Now, I not only had to come to terms with shedding an old outdated self-identifier (Christian), but I had to wrestle with the idea of letting go of my PhD program. I have wanted a PhD since I was 12. I don’t know who I was trying to impress, but all these years I’ve felt I’ve had to prove something. To some one. Probably myself. What would I do if I didn’t keep going in academia? Would I ‘just’ be a stay-at-home mother? Oh, there was some internalized anti-feminist thinking I needed to unravel!

I spent a lot of time in meditation in the last weeks of my pregnancy. Our family life mirrored the pregnancy in many ways. Late in our second autumn my husband’s business began to take off. We were wrestling with the big challenges in our relationship and life together. We had little to do except ask the big questions and stew in the confusion.

Then the baby was born. It was a beautiful birth – a safe, healthy and peaceful home birth (a million thanks to the NHS). Spring was spent adjusting to this new addition to the family; I had to physically recover. And figure out what to do next.

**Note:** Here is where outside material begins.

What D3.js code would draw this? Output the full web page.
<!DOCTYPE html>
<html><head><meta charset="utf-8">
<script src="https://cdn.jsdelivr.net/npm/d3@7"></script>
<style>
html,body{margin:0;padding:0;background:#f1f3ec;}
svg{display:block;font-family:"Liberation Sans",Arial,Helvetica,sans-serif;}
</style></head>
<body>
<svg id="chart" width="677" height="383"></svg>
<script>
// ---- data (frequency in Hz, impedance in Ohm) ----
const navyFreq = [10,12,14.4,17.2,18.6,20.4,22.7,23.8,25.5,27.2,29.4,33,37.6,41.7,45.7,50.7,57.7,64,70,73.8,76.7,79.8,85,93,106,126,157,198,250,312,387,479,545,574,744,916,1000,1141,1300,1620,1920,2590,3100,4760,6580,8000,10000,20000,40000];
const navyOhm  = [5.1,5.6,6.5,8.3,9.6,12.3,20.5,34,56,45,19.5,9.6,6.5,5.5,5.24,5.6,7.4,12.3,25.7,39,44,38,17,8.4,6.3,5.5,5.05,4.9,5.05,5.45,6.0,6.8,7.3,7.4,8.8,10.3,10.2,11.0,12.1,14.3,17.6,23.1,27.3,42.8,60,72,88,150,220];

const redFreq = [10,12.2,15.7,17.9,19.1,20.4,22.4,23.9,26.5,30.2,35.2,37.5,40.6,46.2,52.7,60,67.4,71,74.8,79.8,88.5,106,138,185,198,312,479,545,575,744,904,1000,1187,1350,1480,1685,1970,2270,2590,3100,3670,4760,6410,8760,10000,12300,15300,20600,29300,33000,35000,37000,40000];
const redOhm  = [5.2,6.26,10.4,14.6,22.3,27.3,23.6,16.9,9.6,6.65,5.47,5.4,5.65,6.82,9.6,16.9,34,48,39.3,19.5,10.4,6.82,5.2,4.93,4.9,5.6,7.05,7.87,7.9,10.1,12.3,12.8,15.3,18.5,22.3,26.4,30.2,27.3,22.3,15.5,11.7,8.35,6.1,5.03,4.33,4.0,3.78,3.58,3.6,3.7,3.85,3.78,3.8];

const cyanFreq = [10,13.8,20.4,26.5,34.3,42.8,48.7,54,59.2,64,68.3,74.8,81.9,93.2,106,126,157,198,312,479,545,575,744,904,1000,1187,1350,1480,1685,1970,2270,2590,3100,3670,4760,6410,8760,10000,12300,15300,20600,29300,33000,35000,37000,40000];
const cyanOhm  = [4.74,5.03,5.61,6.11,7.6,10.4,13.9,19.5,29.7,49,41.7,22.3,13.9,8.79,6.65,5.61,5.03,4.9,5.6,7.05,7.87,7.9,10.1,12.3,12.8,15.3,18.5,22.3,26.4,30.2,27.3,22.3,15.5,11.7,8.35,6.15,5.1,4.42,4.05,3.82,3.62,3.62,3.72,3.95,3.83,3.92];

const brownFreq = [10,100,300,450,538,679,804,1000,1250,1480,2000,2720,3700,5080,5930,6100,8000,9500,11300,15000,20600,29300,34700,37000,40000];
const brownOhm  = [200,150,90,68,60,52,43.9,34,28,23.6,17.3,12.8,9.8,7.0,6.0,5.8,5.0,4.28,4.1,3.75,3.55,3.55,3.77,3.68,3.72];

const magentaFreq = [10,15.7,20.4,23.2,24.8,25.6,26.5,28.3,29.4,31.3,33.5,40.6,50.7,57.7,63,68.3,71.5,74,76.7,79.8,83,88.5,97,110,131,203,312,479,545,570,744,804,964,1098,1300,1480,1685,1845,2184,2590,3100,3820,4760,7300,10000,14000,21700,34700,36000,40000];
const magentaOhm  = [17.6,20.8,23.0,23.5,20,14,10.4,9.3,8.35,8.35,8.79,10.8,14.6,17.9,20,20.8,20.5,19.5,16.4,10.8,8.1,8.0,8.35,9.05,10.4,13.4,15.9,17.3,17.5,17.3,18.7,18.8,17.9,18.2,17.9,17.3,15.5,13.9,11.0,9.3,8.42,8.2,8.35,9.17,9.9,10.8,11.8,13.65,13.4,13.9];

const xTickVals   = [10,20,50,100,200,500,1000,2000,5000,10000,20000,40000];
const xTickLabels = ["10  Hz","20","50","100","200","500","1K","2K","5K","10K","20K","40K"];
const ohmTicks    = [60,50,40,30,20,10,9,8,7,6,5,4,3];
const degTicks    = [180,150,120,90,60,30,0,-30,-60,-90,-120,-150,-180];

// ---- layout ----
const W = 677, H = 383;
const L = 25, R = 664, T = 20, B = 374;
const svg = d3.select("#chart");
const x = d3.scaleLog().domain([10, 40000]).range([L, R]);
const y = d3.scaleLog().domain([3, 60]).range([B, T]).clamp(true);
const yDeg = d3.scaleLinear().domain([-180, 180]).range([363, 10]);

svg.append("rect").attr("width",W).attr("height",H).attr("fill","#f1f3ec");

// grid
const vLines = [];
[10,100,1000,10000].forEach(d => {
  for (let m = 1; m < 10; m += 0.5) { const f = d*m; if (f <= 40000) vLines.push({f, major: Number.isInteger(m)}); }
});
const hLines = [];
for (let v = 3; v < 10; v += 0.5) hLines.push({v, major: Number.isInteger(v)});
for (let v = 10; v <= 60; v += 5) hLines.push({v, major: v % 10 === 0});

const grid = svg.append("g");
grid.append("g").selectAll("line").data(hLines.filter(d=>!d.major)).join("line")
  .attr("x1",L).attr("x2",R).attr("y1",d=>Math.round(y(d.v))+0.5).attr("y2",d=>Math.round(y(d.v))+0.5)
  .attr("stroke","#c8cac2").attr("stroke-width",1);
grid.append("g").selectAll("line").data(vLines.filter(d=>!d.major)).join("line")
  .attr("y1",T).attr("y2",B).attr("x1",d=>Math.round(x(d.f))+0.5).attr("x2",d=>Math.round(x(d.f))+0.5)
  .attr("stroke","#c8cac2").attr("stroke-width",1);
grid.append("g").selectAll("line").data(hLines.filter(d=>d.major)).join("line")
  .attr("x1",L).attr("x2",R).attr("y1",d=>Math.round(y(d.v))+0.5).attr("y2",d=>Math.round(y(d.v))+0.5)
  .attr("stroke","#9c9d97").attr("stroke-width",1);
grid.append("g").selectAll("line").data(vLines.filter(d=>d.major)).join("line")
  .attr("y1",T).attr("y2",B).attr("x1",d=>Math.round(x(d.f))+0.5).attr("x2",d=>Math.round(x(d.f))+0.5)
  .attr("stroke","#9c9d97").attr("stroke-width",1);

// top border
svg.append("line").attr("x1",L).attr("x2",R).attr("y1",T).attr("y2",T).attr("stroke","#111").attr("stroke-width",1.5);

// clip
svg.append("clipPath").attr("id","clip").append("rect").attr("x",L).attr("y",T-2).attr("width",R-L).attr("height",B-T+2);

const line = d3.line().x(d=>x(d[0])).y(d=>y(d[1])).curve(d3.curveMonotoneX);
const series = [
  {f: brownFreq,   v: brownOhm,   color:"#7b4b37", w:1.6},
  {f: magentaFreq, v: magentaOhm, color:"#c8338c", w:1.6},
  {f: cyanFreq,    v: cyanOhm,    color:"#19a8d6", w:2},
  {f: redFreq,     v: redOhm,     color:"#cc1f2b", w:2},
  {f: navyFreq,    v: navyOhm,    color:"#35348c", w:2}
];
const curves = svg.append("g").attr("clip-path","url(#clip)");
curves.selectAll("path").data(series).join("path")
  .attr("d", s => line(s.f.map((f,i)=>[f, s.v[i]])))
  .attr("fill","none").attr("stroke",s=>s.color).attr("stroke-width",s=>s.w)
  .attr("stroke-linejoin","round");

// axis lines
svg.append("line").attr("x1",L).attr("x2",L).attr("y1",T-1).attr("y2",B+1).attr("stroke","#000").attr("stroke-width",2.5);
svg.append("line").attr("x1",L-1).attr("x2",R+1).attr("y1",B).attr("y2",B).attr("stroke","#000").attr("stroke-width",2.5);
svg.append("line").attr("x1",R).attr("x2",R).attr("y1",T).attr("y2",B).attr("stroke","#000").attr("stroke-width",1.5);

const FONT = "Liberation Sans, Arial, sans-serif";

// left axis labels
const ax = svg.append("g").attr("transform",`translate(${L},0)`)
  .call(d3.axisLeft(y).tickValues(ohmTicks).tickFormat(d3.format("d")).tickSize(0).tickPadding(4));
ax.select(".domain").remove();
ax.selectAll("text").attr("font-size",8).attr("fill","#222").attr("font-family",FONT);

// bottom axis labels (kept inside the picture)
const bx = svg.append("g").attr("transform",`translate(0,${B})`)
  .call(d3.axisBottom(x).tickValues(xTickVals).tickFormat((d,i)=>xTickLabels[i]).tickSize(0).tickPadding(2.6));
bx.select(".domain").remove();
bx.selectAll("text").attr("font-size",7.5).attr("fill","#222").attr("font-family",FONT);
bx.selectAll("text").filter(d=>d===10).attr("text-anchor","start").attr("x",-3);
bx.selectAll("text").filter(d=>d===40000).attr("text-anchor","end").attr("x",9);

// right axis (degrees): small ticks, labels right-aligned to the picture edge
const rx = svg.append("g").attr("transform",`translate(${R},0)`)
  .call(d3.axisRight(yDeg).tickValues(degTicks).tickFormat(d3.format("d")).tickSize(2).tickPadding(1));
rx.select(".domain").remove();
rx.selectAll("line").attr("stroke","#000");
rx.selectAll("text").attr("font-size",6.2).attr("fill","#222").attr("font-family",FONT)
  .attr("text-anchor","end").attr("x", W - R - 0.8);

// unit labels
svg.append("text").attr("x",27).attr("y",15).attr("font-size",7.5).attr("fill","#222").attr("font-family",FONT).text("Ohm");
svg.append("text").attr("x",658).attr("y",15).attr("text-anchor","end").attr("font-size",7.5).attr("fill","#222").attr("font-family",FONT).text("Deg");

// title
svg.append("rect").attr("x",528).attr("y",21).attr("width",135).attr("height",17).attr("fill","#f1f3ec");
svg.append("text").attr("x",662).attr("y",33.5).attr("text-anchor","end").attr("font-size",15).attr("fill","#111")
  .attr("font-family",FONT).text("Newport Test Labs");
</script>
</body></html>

And really, this leads me up to my first post for this blog. If not a Christian, what is my practice? If not a grad student, what is my work? This blog has helped me immensely with both of these questions.

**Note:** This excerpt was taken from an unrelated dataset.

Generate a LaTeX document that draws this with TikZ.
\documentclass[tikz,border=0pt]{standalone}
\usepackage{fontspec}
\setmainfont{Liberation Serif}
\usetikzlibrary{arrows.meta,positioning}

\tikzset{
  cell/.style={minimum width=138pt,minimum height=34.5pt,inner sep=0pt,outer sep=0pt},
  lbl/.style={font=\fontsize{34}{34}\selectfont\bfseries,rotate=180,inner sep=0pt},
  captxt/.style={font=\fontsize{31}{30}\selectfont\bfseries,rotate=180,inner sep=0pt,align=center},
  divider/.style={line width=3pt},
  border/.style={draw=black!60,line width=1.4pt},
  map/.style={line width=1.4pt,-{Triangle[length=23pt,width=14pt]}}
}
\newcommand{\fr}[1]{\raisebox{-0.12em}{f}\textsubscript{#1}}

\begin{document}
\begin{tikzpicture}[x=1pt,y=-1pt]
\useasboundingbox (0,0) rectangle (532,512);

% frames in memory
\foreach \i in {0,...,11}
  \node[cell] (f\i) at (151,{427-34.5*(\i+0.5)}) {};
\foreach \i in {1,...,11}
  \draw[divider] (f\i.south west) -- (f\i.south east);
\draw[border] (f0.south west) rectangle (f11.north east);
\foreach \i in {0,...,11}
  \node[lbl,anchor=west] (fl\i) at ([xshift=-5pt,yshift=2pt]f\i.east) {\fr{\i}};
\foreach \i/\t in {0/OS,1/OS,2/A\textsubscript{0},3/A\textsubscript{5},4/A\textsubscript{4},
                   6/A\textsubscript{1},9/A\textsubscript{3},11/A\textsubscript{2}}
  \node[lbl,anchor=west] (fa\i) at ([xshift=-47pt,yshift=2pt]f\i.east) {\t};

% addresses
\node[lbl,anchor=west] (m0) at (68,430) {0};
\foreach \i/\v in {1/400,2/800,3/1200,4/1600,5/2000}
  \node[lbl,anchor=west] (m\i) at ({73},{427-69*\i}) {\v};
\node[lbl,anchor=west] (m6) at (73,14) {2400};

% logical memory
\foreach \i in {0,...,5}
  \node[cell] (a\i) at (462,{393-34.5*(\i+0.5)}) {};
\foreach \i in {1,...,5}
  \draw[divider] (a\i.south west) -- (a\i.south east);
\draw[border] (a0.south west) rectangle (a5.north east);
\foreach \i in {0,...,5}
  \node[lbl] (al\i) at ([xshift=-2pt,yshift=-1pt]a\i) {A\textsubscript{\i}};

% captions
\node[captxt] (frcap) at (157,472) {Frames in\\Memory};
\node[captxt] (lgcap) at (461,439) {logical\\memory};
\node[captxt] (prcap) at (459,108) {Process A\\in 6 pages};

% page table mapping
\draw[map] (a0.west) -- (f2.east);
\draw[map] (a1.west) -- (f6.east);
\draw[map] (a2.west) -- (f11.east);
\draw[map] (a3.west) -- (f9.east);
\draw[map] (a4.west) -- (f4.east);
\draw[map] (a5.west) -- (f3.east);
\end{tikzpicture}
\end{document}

The Virgin Mary will always have a place of honor in my home. I feel like she was the vehicle for a stronger divine voice (oh Mary, you are so often the vessel for other divine voices) that has been leading all these years. She was the way I could enter more fully into the Christian tradition, and it was through her that I heard the voice of the Great Mother for so long.

Looking back there was no single point where I decided once for all ‘I am not a Christian.’ It’s been a slow, but not unsurprising, reveal. In some ways it was like being in a quiet, safe relationship (Christianity), developing some new friends (feminism and Paganism) and after a while realizing that I’ve been in love with someone else for a long time (witchcraft).

I spent fifteen years in the wrong shoes. I am grateful I had shoes at all for the journey. I’ve learned a lot from Christianity – language, stories, myth, theological tools and insights, personal practices, such as prayer, contemplation, compassion, discernment, textual analysis, etc. But the shoes never fit quite right and I never thought to exchange them for a new pair. But now I’ve taken that old pair and retired them. I’ve got new shoes on. I need to break them in – or they need to break me in. But they fit better and I’m excited to climb the rest of the way up this mountain.